The RBI has restricted Mastercard Asia/Pacific from on-boarding new customers across all its card products (debit, credit and prepaid) from July 22, which could be a win-win situation for Visa and RuPay.

"The Mastercard episode was caught by surprise by everyone among the Credit Card as well as Debit Card issuers. Traditionally, Master and Visa constitute the major chunk of portfolio in the kitty of every issuer. While every issuer is working on their strategy to overcome the crisis, the great learning from this episode is to create an ecosystem for open architecture for issuance of plastic card. The cards must be scheme agnostic and this approach reduce the dependency on one scheme", an industry expert, who doesn't wish to be quoted, told Bizz Buzz.

The RBI had earlier restricted both American Express Bank (Amex) and Diners Club International (Discover Financial Services). This leaves only Visa and homegrown NPCI's RuPay as payment providers under no restrictions currently.

"We don't know if Visa has fulfilled all requirements of data localization as envisaged in the Storage of payment System Data. In the near term, we don't foresee any material impact on card issuers (especially credit card issuers), but there could be a medium-term impact if this situation persists," says a study prepared jointly by NilanjanKarfa, Amit Nanavati and Tanuja Kyal of Nomura.
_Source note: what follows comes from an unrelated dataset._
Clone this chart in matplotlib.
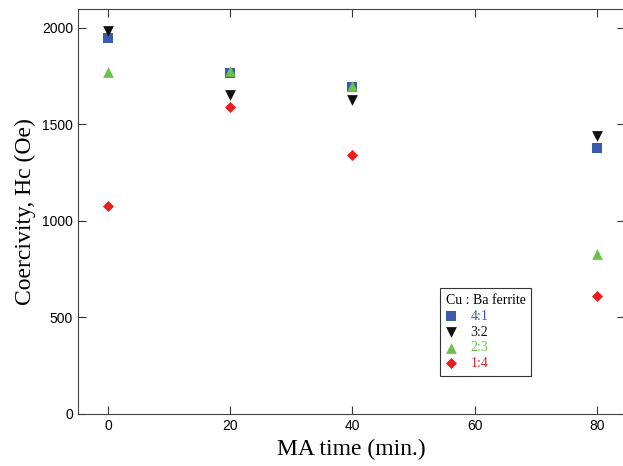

Among credit card issuers including co-brand partners, RBL Bank, Yes Bank and Bajaj Finserv are the most impacted, in Nomura's view, as their entire card schemes are allied with Mastercard. HDFC Bank has 60 per cent of its card schemes tied to Mastercard, Amex and Diners, while for Axis and ICICI, this is about 35-36 per cent.

That said, we don't know the individual card schemes' contribution to overall profitability of the issuers to assess the potential impact, it said.

HDFC Bank is already restricted from issuing new cards, and hence is not incrementally impacted. On the other hand, Kotak's card portfolio is entirely allied to Visa and hence won't face any issues. Managements of both Axis and ICICI Bank have in the recent past talked about their co-branded cards with Flipkart and Amazon, respectively, to be the fastest-growing card schemes.

These card schemes are 14 per cent and 15 per cent of outstanding cards for Axis and ICICI, respectively. While Amazon ICICI card is allied to Visa, The Flipkart Axis card is allied to Mastercard, and hence is a potential medium-term risk, should the current status-quo continue. The banking system reported net additions of 2,11,000 new credit cards in April (47 per cent MoM decline).

This has taken the total credit card base to 6.23 crore (8.5 per cent YoY growth) from a 7.5 per cent YoY growth in March. Among major players, ICICIBC reported strong (18 per cent) YoY growth, followed by IIB (15.2 per cent), RBK (14.4 per cent), and SBICARD (13.6 per cent) in April. ICICIBC and SBICARD were the largest credit card acquirers, adding nearly 2,48,000 new cards, says a report by Motilal Oswal.